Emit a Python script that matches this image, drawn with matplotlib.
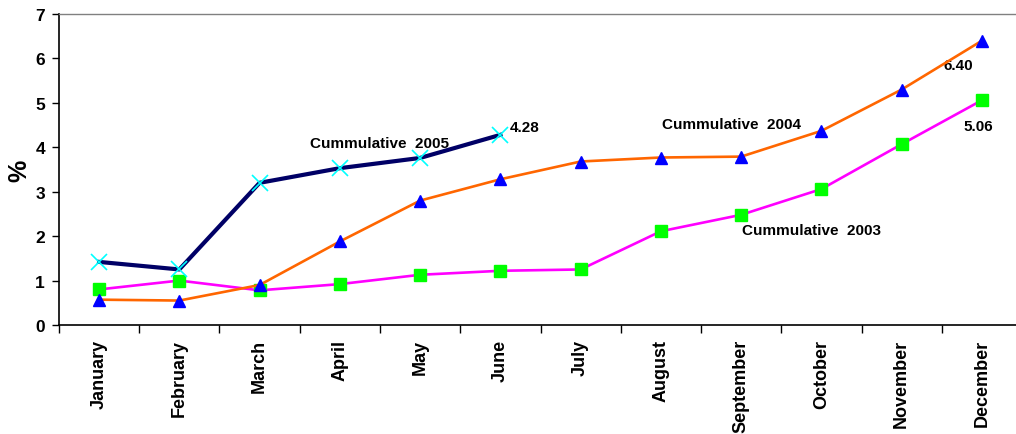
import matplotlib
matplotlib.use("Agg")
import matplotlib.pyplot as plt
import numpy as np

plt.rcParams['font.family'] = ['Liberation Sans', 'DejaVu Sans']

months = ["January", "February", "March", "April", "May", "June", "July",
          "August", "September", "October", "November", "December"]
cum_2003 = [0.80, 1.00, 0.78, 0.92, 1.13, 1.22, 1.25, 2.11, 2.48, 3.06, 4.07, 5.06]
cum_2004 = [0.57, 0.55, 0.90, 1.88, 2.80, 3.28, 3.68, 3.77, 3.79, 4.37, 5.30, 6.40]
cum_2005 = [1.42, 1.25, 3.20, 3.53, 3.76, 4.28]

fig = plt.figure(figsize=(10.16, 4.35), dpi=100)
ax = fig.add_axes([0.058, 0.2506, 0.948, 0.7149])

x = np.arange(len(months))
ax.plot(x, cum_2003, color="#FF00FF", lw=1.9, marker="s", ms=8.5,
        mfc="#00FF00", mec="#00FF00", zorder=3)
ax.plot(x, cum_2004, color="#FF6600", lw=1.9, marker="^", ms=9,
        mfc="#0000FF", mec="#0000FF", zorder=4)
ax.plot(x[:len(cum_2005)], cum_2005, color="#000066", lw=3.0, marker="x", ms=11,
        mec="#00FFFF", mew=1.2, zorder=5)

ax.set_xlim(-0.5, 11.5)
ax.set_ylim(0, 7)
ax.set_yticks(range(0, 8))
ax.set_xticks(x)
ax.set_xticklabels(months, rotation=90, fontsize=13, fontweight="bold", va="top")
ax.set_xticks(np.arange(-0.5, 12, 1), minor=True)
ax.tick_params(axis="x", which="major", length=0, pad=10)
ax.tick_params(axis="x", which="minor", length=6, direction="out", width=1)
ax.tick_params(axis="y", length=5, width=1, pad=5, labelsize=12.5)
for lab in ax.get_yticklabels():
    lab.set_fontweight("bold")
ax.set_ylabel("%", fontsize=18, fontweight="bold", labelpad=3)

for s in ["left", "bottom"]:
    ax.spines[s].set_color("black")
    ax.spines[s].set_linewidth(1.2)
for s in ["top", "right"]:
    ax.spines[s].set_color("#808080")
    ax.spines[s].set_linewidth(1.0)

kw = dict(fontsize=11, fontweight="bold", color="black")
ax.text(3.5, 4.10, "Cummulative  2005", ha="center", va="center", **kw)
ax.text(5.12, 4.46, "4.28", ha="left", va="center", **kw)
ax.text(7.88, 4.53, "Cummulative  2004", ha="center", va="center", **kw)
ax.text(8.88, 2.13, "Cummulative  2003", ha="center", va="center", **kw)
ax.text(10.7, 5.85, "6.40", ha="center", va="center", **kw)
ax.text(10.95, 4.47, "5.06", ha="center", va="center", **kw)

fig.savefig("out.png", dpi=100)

┄┄┄┄┄┄┄┄┄┄┄┄┄┄┄┄┄┄┄┄

- Task description: Copy out every line that includes the word "matplotlib".

- Solution to the problem:
Emit a Python script that matches this image, drawn with matplotlib.
import matplotlib
matplotlib.use("Agg")
import matplotlib.pyplot as plt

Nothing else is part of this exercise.